For asset managers, this means earning the trust of the advisor to whom you are marketing. Only 10% of advisors say they are interested in communicating with new wholesalers this year, according to an industry survey. With 50% percent of advisors reporting that they receive too much contact from firms they don’t already do business with, it’s a fine line to walk. Advisors also reported 59% of new annuity providers are reaching out too often, which would not pose a problem if the advisors trusted the content was valuable to them.
Building trust and credibility with advisors is extremely important to stay competitive, as most financial advisors often work with 10 or more asset management firms.
To grow, firms need to be as engaged in the marketing and sales side of their business as they are in the investment side.
New technology is making it difficult for funds that fail to combine low costs, strong returns and brand equity to earn spots on investment lineups.
As asset managers create younger wholesaling teams, they're also adapting models that leverage digitally savvy hybrid roles.
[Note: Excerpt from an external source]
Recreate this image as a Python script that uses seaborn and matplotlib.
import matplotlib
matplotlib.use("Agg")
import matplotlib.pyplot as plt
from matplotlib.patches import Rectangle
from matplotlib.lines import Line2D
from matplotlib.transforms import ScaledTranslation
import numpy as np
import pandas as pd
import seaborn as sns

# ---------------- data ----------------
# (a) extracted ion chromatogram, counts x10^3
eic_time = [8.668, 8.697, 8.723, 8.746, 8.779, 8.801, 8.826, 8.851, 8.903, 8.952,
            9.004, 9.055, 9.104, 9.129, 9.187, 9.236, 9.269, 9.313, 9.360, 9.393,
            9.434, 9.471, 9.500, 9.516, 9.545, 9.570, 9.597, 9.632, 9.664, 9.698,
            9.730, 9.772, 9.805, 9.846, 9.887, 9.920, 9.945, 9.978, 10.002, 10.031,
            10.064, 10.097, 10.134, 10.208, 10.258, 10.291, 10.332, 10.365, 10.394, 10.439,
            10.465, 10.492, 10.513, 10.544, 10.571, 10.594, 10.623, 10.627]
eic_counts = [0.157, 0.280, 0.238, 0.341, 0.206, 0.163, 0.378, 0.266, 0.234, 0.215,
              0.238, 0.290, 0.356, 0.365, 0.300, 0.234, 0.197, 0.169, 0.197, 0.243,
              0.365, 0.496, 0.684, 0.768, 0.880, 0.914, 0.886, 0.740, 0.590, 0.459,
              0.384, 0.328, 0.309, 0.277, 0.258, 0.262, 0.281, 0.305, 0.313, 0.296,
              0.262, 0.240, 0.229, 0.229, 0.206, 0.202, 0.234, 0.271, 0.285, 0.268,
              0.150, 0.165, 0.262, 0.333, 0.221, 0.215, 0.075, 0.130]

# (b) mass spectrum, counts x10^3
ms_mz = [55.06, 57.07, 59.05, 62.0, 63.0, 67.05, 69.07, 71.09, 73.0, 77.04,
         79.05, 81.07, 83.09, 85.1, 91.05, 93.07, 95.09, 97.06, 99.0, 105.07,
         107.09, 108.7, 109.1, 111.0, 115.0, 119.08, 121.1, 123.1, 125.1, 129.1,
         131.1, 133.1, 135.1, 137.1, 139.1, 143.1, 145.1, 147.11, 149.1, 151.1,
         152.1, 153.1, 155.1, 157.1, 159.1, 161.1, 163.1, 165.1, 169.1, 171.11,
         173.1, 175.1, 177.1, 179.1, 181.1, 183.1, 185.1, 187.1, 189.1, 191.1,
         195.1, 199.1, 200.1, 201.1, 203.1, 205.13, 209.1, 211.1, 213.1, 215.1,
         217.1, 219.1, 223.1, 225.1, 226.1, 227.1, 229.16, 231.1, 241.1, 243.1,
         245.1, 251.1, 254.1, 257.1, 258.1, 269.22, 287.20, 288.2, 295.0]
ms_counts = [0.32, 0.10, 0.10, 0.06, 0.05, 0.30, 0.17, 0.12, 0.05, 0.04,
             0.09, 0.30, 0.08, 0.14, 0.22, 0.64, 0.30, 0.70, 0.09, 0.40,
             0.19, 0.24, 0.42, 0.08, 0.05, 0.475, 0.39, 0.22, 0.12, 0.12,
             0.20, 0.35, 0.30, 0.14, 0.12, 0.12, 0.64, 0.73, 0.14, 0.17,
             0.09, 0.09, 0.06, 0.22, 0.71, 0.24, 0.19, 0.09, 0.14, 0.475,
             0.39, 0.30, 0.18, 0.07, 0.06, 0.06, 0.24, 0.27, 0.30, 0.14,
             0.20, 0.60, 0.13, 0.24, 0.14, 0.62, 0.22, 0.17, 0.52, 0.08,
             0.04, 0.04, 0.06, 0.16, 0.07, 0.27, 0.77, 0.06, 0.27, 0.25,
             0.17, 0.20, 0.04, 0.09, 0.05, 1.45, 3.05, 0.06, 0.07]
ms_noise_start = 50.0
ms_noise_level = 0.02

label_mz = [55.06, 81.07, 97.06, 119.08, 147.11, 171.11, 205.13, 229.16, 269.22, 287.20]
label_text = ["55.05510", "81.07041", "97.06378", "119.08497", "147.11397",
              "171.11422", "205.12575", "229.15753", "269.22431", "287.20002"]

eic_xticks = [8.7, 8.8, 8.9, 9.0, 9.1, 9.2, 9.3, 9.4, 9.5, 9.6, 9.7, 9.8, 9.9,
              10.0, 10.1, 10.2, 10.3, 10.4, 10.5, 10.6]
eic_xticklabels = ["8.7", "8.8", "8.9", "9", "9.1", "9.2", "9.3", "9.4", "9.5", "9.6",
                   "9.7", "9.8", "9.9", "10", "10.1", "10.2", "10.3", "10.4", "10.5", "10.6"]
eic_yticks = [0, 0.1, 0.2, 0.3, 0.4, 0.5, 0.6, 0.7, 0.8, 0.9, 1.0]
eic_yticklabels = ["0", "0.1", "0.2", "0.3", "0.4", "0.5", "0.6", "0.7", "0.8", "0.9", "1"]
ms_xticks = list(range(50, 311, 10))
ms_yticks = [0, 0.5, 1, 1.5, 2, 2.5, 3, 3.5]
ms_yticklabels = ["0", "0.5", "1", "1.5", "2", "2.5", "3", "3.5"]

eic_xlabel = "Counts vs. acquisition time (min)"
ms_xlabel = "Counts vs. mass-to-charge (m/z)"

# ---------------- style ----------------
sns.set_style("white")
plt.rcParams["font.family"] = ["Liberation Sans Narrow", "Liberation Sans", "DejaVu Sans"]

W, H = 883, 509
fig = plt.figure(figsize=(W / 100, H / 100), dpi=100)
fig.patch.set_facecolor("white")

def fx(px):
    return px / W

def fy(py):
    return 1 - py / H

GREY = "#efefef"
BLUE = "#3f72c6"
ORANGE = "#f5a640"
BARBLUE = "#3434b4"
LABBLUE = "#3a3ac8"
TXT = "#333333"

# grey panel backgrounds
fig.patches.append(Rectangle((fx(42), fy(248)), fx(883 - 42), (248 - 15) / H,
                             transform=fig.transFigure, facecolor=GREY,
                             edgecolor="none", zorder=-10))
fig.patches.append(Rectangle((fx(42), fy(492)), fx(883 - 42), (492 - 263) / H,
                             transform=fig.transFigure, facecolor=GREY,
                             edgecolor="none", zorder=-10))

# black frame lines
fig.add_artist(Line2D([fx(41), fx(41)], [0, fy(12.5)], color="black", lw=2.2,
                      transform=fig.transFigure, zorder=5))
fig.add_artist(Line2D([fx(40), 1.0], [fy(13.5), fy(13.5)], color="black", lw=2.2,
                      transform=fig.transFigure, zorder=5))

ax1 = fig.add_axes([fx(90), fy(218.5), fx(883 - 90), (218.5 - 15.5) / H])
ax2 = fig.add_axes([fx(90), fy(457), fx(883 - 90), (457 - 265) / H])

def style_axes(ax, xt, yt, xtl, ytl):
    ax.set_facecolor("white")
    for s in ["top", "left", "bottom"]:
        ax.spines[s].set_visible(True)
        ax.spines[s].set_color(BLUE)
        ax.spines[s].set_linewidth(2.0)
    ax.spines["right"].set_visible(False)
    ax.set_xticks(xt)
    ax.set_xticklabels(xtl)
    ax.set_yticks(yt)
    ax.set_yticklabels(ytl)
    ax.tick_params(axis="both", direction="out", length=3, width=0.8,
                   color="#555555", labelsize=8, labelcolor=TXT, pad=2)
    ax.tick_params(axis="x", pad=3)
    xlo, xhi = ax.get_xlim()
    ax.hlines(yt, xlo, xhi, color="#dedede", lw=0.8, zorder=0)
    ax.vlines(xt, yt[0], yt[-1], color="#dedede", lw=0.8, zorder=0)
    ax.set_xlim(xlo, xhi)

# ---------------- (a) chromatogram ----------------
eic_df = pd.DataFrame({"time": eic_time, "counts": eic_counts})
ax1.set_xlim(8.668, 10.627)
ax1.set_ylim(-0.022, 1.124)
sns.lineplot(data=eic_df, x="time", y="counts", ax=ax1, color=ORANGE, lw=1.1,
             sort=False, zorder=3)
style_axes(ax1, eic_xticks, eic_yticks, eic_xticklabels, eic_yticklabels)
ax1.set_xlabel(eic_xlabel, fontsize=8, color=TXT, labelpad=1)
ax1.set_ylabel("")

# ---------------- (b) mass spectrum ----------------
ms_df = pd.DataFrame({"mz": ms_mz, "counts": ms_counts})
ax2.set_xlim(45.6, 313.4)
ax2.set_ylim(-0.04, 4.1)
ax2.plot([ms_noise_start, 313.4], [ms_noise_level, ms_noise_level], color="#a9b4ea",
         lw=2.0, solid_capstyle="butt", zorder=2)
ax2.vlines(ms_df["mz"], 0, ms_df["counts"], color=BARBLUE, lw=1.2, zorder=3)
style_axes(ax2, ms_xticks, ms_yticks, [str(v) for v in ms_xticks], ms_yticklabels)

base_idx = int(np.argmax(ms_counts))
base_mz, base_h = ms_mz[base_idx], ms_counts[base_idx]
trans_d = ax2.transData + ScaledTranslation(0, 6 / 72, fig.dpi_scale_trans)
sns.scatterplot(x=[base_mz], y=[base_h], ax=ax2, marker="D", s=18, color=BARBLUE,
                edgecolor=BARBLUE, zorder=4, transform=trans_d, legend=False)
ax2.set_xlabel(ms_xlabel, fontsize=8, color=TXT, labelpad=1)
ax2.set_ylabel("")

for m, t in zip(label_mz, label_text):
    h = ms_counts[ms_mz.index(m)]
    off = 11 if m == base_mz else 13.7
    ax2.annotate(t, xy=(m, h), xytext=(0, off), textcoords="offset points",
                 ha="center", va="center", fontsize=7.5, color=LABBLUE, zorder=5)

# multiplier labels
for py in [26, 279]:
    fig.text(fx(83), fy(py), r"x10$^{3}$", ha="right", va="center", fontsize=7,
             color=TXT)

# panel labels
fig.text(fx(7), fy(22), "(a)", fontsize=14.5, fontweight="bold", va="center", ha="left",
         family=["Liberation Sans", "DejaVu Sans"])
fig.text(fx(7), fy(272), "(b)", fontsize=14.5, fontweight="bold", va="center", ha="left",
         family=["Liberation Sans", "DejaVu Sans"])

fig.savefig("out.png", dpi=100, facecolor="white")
Determine how each advisor prefers to be communicated with and act accordingly — whether it’s through email, by phone, in person or a combination of the three. No matter how you are communicating, being upfront about when funds don’t work for a particular situation helps make an advisor’s job easier; they’d often prefer to not have to explain why a fund didn’t work as planned for the client.
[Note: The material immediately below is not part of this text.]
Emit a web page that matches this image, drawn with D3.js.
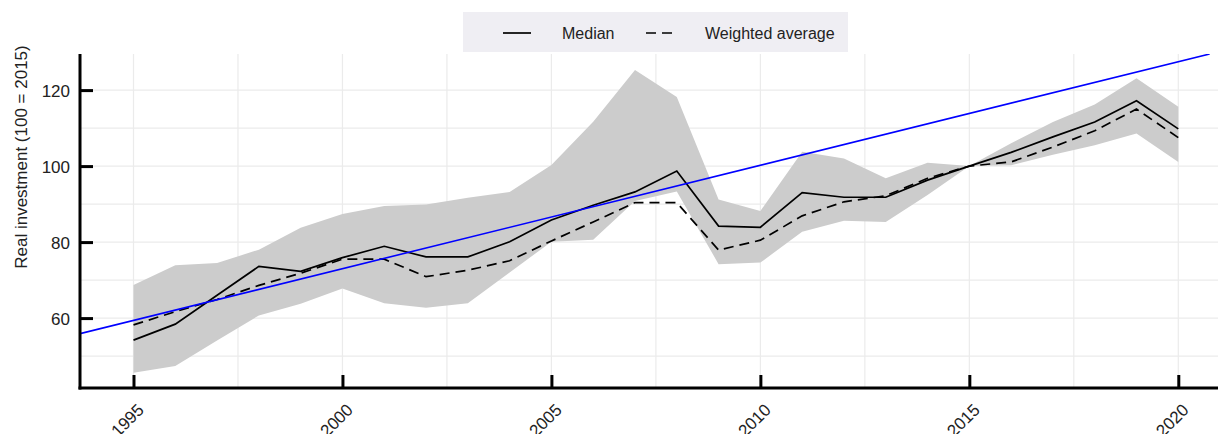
<!DOCTYPE html>
<html>
<head>
<meta charset="utf-8">
<script src="https://cdn.jsdelivr.net/npm/d3@7"></script>
<style>
  body { margin: 0; background: #fff; }
  svg { display: block; font-family: "Liberation Sans", Arial, sans-serif; }
</style>
</head>
<body>
<div id="chart"></div>
<script>
// data
var years = [1995, 1996, 1997, 1998, 1999, 2000, 2001, 2002, 2003, 2004, 2005, 2006, 2007,
             2008, 2009, 2010, 2011, 2012, 2013, 2014, 2015, 2016, 2017, 2018, 2019, 2020];
var median = [54.2, 58.4, 66.0, 73.6, 72.3, 75.9, 78.9, 76.1, 76.1, 80.1, 85.8, 89.7, 93.2,
              98.7, 84.2, 83.9, 93.0, 91.8, 91.8, 96.3, 100, 103.6, 107.7, 111.6, 117.2, 109.8];
var weighted = [58.2, 61.7, 64.9, 68.6, 71.8, 75.5, 75.5, 70.9, 72.6, 75.1, 80.3, 85.3, 90.4,
                90.4, 77.9, 80.5, 86.9, 90.6, 92.2, 96.8, 100, 101.1, 105.0, 109.3, 115.0, 107.5];
var bandLow = [45.6, 47.4, 54.1, 60.7, 63.8, 67.8, 63.9, 62.7, 63.9, 72.0, 80.1, 80.6, 90.8,
               93.3, 74.2, 74.6, 82.7, 85.6, 85.3, 92.4, 100, 100.2, 103.0, 105.5, 108.6, 101.1];
var bandHigh = [68.7, 73.9, 74.5, 78.0, 83.8, 87.4, 89.5, 89.9, 91.7, 93.2, 100.3, 111.7, 125.3,
                118.2, 91.2, 88.2, 103.8, 102.0, 96.8, 100.9, 100, 106.0, 111.6, 116.2, 123.1, 115.6];
var trendYears = [1993.72, 2020.75];
var trendValues = [55.9, 129.5];
var yTicks = [60, 80, 100, 120];
var yMinor = [50, 70, 90, 110];
var xTicks = [1995, 2000, 2005, 2010, 2015, 2020];
var xMinor = [1997.5, 2002.5, 2007.5, 2012.5, 2017.5];
var legendLabels = ["Median", "Weighted average"];
var yTitle = "Real investment (100 = 2015)";

var W = 1218, H = 434;
var plot = {left: 80, right: 1218, top: 54, bottom: 388};

var svg = d3.select("#chart").append("svg")
  .attr("width", W)
  .attr("height", H);

var x = d3.scaleLinear().domain([1993.72, 2020.95]).range([plot.left, plot.right]);
var y = d3.scaleLinear().domain([41.6, 129.5]).range([plot.bottom, plot.top]);

var rows = years.map(function(yr, i) {
  return {year: yr, median: median[i], weighted: weighted[i], lo: bandLow[i], hi: bandHigh[i]};
});

svg.append("defs").append("clipPath").attr("id", "clip")
  .append("rect")
  .attr("x", plot.left).attr("y", plot.top)
  .attr("width", plot.right - plot.left).attr("height", plot.bottom - plot.top);

// grid
var grid = svg.append("g").attr("class", "grid");
grid.selectAll(".hgrid")
  .data(yTicks.concat(yMinor))
  .enter().append("line")
    .attr("x1", plot.left).attr("x2", plot.right)
    .attr("y1", function(d) { return y(d); })
    .attr("y2", function(d) { return y(d); })
    .attr("stroke", "#ebebeb")
    .attr("stroke-width", 1.2);
grid.selectAll(".vgrid")
  .data(xTicks.concat(xMinor))
  .enter().append("line")
    .attr("y1", plot.top).attr("y2", plot.bottom)
    .attr("x1", function(d) { return x(d); })
    .attr("x2", function(d) { return x(d); })
    .attr("stroke", "#ebebeb")
    .attr("stroke-width", 1.2);

// range band
svg.append("path")
  .datum(rows)
  .attr("fill", "#cccccc")
  .attr("d", d3.area()
    .x(function(d) { return x(d.year); })
    .y0(function(d) { return y(d.lo); })
    .y1(function(d) { return y(d.hi); }));

// median & weighted average
svg.append("path")
  .datum(rows)
  .attr("fill", "none")
  .attr("stroke", "#000")
  .attr("stroke-width", 1.7)
  .attr("d", d3.line()
    .x(function(d) { return x(d.year); })
    .y(function(d) { return y(d.median); }));

svg.append("path")
  .datum(rows)
  .attr("fill", "none")
  .attr("stroke", "#000")
  .attr("stroke-width", 1.7)
  .attr("stroke-dasharray", "10,6")
  .attr("d", d3.line()
    .x(function(d) { return x(d.year); })
    .y(function(d) { return y(d.weighted); }));

// trend line
svg.append("path")
  .datum(trendYears.map(function(yr, i) { return {year: yr, value: trendValues[i]}; }))
  .attr("clip-path", "url(#clip)")
  .attr("fill", "none")
  .attr("stroke", "#0000ff")
  .attr("stroke-width", 1.6)
  .attr("d", d3.line()
    .x(function(d) { return x(d.year); })
    .y(function(d) { return y(d.value); }));

// axes
var yAxis = svg.append("g")
  .attr("transform", "translate(" + plot.left + ",0)")
  .call(d3.axisLeft(y).tickValues(yTicks).tickSize(-13).tickPadding(24));
var xAxis = svg.append("g")
  .attr("transform", "translate(0," + plot.bottom + ")")
  .call(d3.axisBottom(x).tickValues(xTicks).tickFormat(d3.format("d")).tickSize(-13));

[yAxis, xAxis].forEach(function(ax) {
  ax.select(".domain").attr("stroke", "#000").attr("stroke-width", 3);
  ax.selectAll(".tick line").attr("stroke", "#000").attr("stroke-width", 3);
  ax.selectAll("text").attr("fill", "#222").style("font-size", "17px")
    .style("font-family", "'Liberation Sans', Arial, sans-serif");
});
// redraw axis lines so they run to the plot edges exactly
yAxis.select(".domain").attr("d", "M0," + plot.top + "V" + (plot.bottom + 1.5));
xAxis.select(".domain").attr("d", "M" + (plot.left - 1.5) + ",0H" + plot.right);

yAxis.selectAll(".tick text").attr("x", -10).attr("dy", "0.36em");

xAxis.selectAll(".tick text")
  .attr("y", 0).attr("dy", 0)
  .attr("text-anchor", "end")
  .attr("transform", "translate(11,23) rotate(-45)");

// y title
svg.append("text")
  .attr("transform", "translate(27,157) rotate(-90)")
  .attr("text-anchor", "middle")
  .attr("fill", "#222")
  .style("font-size", "17px")
  .text(yTitle);

// legend
var legend = svg.append("g").attr("class", "legend");
legend.append("rect")
  .attr("x", 463).attr("y", 12)
  .attr("width", 385).attr("height", 40)
  .attr("fill", "#efeef3");

var legendItems = [
  {label: legendLabels[0], dash: null, x0: 503, tx: 562},
  {label: legendLabels[1], dash: "10,6", x0: 646, tx: 705}
];
legend.selectAll(".legend-item")
  .data(legendItems)
  .enter().append("g")
  .attr("class", "legend-item")
  .each(function(d) {
    var g = d3.select(this);
    g.append("line")
      .attr("x1", d.x0).attr("x2", d.x0 + 28)
      .attr("y1", 33).attr("y2", 33)
      .attr("stroke", "#000")
      .attr("stroke-width", 1.7)
      .attr("stroke-dasharray", d.dash);
    g.append("text")
      .attr("x", d.tx).attr("y", 39)
      .attr("fill", "#222")
      .style("font-size", "16px")
      .text(d.label);
  });
</script>
</body>
</html>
By understanding the communication preferences of advisors, and taking a consultative approach to the information provided, asset managers can build up their credibility, and therefore their emails and communications will be more valuable and desired.
As the advisor’s role is to provide clients with recommendations on where to invest, advisors are often looking for valuable insight they can’t find elsewhere.
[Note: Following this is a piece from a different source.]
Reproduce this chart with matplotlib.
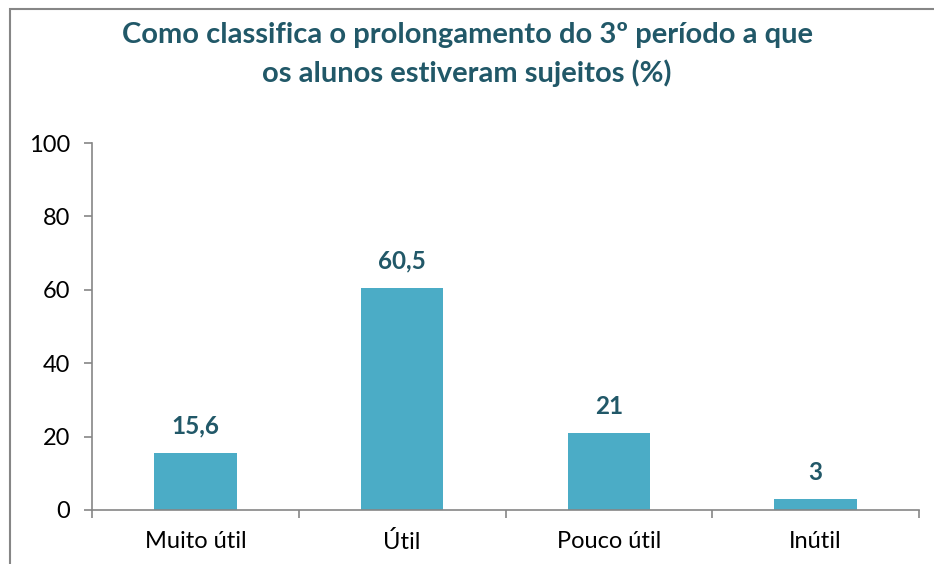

Rather than sales ideas, practice management pieces or fund brochures, they prefer economic perspectives, investing insights and legislative updates that are relevant to their clients’ needs.
With valuable content on hand for the advisor, here are three additional steps to take to achieve good engagement and be a better resource for the recipient:
- Keep it short: Our data find email recipients are more likely to read your email if the content is between 101 and 300 words.
- Link strategically: When aiming to be concise, link to more information on clear, user-friendly landing pages or microsites. For example, with the launch of a new fund approaching, our client BNP Paribas needed a way to clearly communicate its benefits to their clients. They built a portfolio of content to tell their story and created a single-scroll page. The content was efficiently distributed through a concise email highlighting the fund and linking to the microsite with more information about the product and team.
- Use strategic and targeted distribution. Our State of Financial Services Marketing Report finds asset managers that use smaller, more targeted email distribution lists see better engagement with their advisor partners.
With the vast amount of competition for advisors’ attention, it’s more important than ever for asset managers to act as a trusted resource, rather than taking a one-size-fits-all approach.
Taking the time to understand their advisors’ needs, adapting their strategies accordingly and delivering relevant content will help ensure your communications, and your products, do not go unnoticed.